Large reasoning models have shown strong performance through extended chain-of-thought reasoning, yet their computational cost remains significant. Probably approximately correct (PAC) reasoning provides statistical guarantees for efficient reasoning by adaptively switching between thinking and non-thinking models, but the guarantee holds only in the marginal case and does not provide exact conditional coverage. We propose G-PAC reasoning, a practical framework that provides PAC-style guarantees at the group level by partitioning the input space.
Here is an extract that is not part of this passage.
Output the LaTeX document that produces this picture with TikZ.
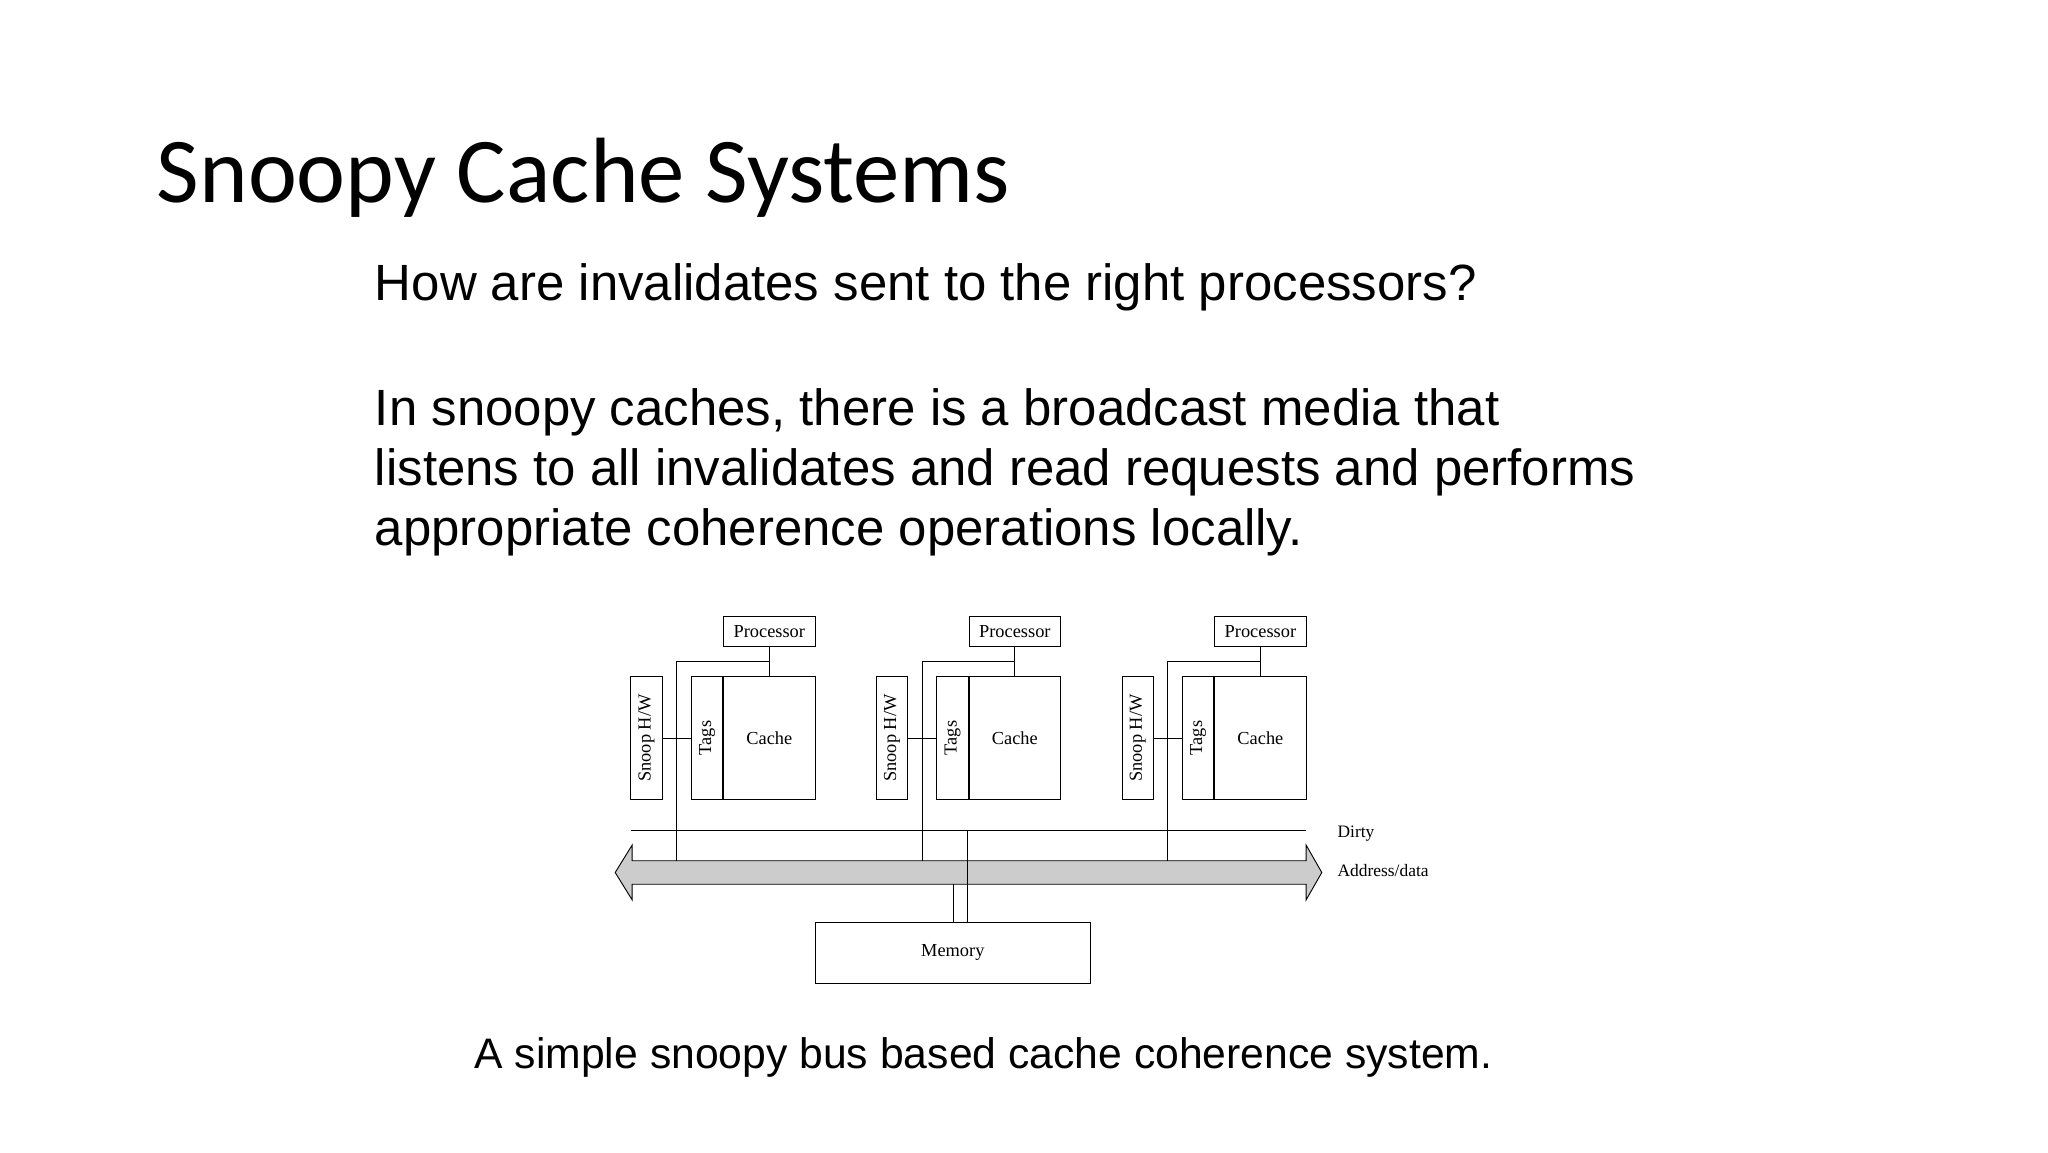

We develop two instantiations: Group PAC (G-PAC) reasoning for known group structures and Clustered PAC (C-PAC) reasoning for unknown groupings. We prove that both G-PAC and C-PAC achieve group-conditional risk control, and that grouping can strictly improve efficiency over marginal PAC reasoning in heterogeneous settings. Our experiments on diverse reasoning benchmarks demonstrate that G-PAC and C-PAC successfully achieve group-conditional risk control while maintaining substantial computational savings.

翻译：大型推理模型通过扩展的思维链推理展现出强大的性能，但其计算成本仍然高昂。近似正确（PAC）推理通过自适应地在思考模型与非思考模型之间切换，为高效推理提供了统计保证，但该保证仅在边际情况下成立，无法提供精确的条件覆盖。我们提出G-PAC推理，一种通过在输入空间划分组别来实现组级别PAC式保证的实用框架。我们开发了两种具体实现：针对已知组结构的组PAC（G-PAC）推理，以及针对未知分组的聚类PAC（C-PAC）推理。我们证明G-PAC与C-PAC均能实现组条件风险控制，并且在异质场景下分组策略能严格提升相对于边际PAC推理的效率。我们在多样化推理基准上的实验表明，G-PAC与C-PAC在保持显著计算节约的同时，成功实现了组条件风险控制。